Similarly, the statutory provisions governing substantive standards and procedures for taxation, including the administrative review process, are premised on the concept that government will act scrupulously, correctly, efficiently, and honestly. It is to be assumed that the municipality will exercise its governmental responsibilities in the field of taxation conscientiously, in good faith and without ulterior motives. To that end, it is expected that it will make proper assessments, which are accorded a strong presumption favoring their validity, see Pantasote v. City of Passaic, 100 N.J. 408 (1985)[.]

[ Ibid.]

We begin by focusing on the pertinent statute. N.J.S.A. 54:35–10 states, in pertinent part:

When any amount of a tax assessed ... shall have been paid erroneously to the Director of the Division of Taxation, the Director of the Division of Budget and Accounting may ... draw his warrant on the State Treasurer, in favor of the executor ... for the amount of the tax so paid in error, but all applications for payment of such tax shall be made within three years from the date of such payment.

[ N.J.S.A. 54:35–10.]

This statute was enacted in 1944, and has remained unchanged since 1956. L. 1944, c. 74; L. 1956, c. 54. Therefore, this statutory scheme had been in place for fifty-five years in its present form, when the Estate made the two $75,000 payments on account, and on August 14, 2008, when the Estate filed its long overdue inheritance tax return.

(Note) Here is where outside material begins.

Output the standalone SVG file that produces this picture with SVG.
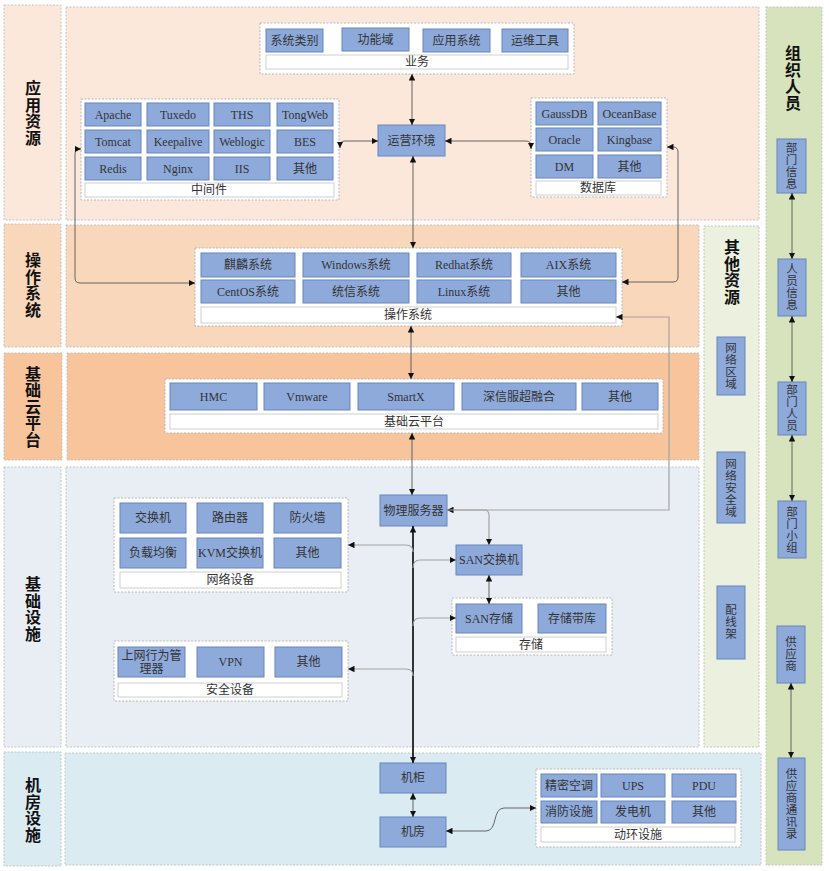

The Estate's argument is based on the fact that at the time of its first payment on account, the version (ITR–02–03) of the instructions for the Inheritance Return stated that “any overpayment will be promptly refunded upon determination of the actual amount payable.” The Estate argues that for that reason, it made no request for a refund, although it concedes that in 2009, the Director changed the form to accurately reflect the statutory mandate and eliminate the information that a refund would be made without an application.